Comment Re:vague handwaving (Score 1) 150

So, if you have enough biological skills to make bioweapons, chemicals are an easier, and more certain route, at present that is.

It is literally only a matter of time before a disgruntled nerd sitting at home with his bioreactor can print up something hazardous. The tech will get there sooner or later. Are we going to build a better society that takes care of people before we get there, or are we just going to go ahead and create the guy who will do that?

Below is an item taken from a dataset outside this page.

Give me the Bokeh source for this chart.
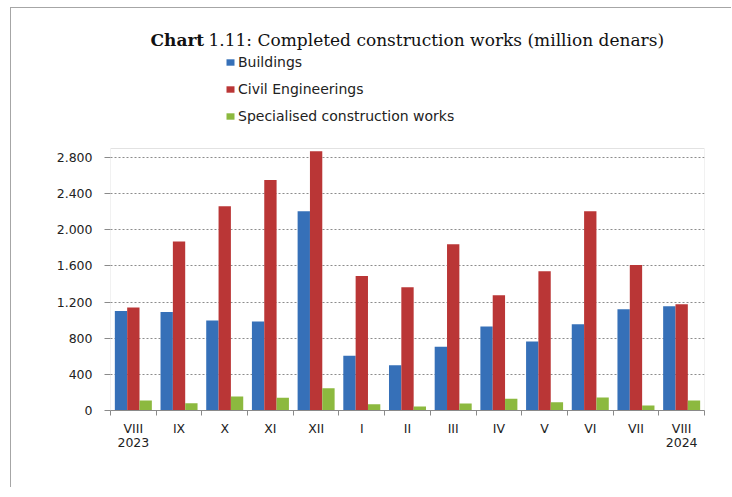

Comment Re:I won't attend the laying in state, but I appro (Score 1) 608

So then the 4th amendment doesn't apply to a telephone conversation because that doesn't fall under the category of "papers" or "effects"?

affect
[ih-fekt]
noun
1.
something that is produced by an agency or cause; result; consequence:

Also the amendment goes on to state unequivocally that "no Warrants shall issue, but upon probable cause, supported by Oath or affirmation, and particularly describing the place to be searched, and the persons or things to be seized" which is actually the important part. See, it was understood implicitly that you needed a warrant to conduct a search. Look at how we've thrown that under the bus. You're arguing about the constitution when that's not even the part we're failing on. We're failing on basic practice of law when we don't require a warrant for every search.

Comment Re: What should happen but won't (Score 1) 608

The Senate Republicans problem is if they obstruct such a prominent nomination that long they take the chance of alienating moderates and independents in the upcoming election.

But if they don't, they risk losing the fanatic fringe. And fanatics are easier than moderates to get to vote for corporate interests over their own.